No circularity: empirical RL-solver integration with external validation

full rationale

The paper introduces ATRS as a practical embedding of a shared DRL policy into ADMM iterations for adaptive re-splitting. All reported gains (≤26% fewer iterations, ≤19.1% less time) and the zero-shot claim are presented as outcomes of simulation and real-world experiments rather than as quantities derived from the method's own equations or fitted parameters. No self-definitional loops, fitted-input-as-prediction, or load-bearing self-citations appear in the abstract or described framework; the policy network, Confidence-Based Election, and size-invariance are design decisions whose net benefit is tested externally. The derivation chain therefore remains self-contained against benchmarks outside the fitted values.

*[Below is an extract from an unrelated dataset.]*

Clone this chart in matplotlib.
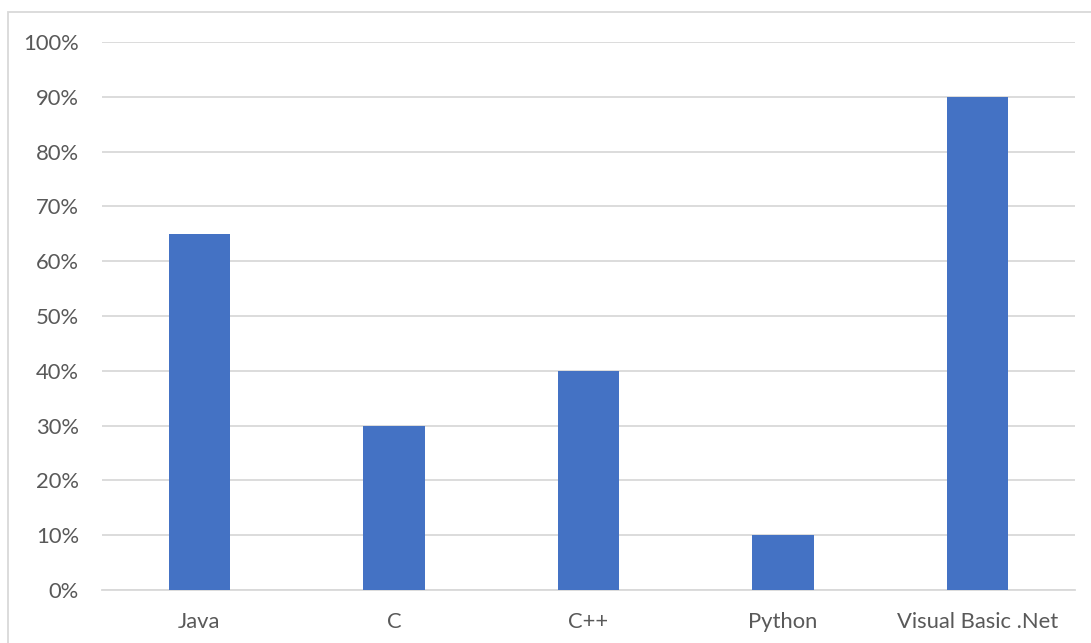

Axiom & Free-Parameter Ledger

1 free parameters · 2 axioms · 0 invented entities

The central claim rests on empirical effectiveness of the trained policy and stability of re-splitting; no first-principles derivation is provided.

free parameters (1)
  • Shared neural policy network weights
    Learned via reinforcement learning on internal solver states; specific architecture and training details not given in abstract.
axioms (2)
  • domain assumption Internal states of the ADMM numerical solver are sufficient to decide beneficial re-splitting actions without access to environment geometry.
    Invoked to support zero-shot generalization claim.
  • domain assumption Selective re-splitting of only the most stagnating segment via Confidence-Based Election preserves overall ADMM convergence properties.
    Required for solver stability during adaptive adjustments.